Log24

Friday, May 2, 2003

Friday May 2, 2003

Filed under: General — m759 @ 4:15 pm

ART WARS:

The following flashback to March 2002 seems a suitable entry for May, which is Mental Health Month.

Zen and Language Games

by Steven H. Cullinane
on March First, 2002

Two Experts Speak —

A Jew on Language Games

From On Certainty, by Ludwig Wittgenstein (Oxford, Basil Blackwell, 1969):

#508: What can I rely on?
#509: I really want to say that a language game is only possible if one trusts something. (I did not say “can trust something”).
— Quoted by Hilary Putnam in Renewing Philosophy, Chapter 8 (Harvard University Press, 1992)

An Arab on Deconstruction

From “Deconstructing Postmodernism,” by Ziauddin Sardar, at the website “The Free Arab Voice”:

Doubt, the perpetual and perennial condition of postmodernism, is best described by the motto of the cult television series The X-files: ‘Trust no One’….

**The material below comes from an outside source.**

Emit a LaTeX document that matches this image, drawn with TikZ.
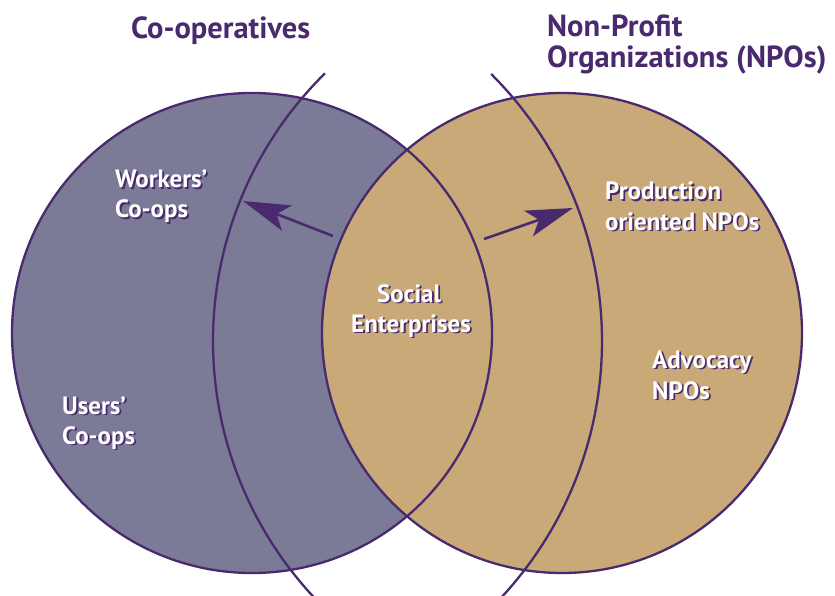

Deconstruction – the methodology of discursive analysis – is the norm of postmodernism. Everything has to be deconstructed. But once deconstruction has reached its natural conclusion, we are left with a grand void: there is nothing, but nothing, that can remotely provide us with meaning, with a sense of direction, with a scale to distinguish good from evil.

Those who, having reviewed a thousand years of lies by Jews, Arabs, and Christians, are sick of language games, and who are also offended by the recent skillful deconstruction of the World Trade Center, may find some religious solace in the philosophy of Zen.

Though truth may be very hard to find in the pages of most books, the page numbers are generally reliable. This leads to the following Zen meditations.

From a review of the film “The Terminator”:

Some like to see Sarah as a sort of Mother of God, and her son as the saviour in a holy context. John Connor, J.C. , but these initials are also those of the director, so make up your own mind.
— http://www.geocities.com/
   hackettweb2/terminator.html

From a journal note on religion, science, and the meaning of life written in 1998 on the day after Sinatra died and the Pennsylvania lottery number came up “256”:

“What is 256 about?”
— S. H. Cullinane

From Michael Crichton’s Rising Sun (Ballantine paperback, 1993) —
John Connor (aka J. C.) offers the following metaphysical comment on the page number that appears above his words (256):

“It seems to be.”
“Is your investigation finished?”
“For all practical purposes, yes,” Connor said.

Connor is correct. The number 256 does indeed seem to be, and indeed it seemed to be again only yesterday evening, when the Pennsylvania lottery again made a metaphysical statement.

Our Zen meditation on the trustworthiness of page numbers concludes with another passage from Rising Sun, this time on page 373:

Connor sighed.
“The clock isn’t moving.”

Here J. C. offers another trenchant comment on his current page number.

The metaphysical significance of 373, “the eternal in the temporal,” is also discussed in the Buddhist classic A Flag for Sunrise, by Robert Stone (Knopf hardcover, 1981)… on, of course, page 373.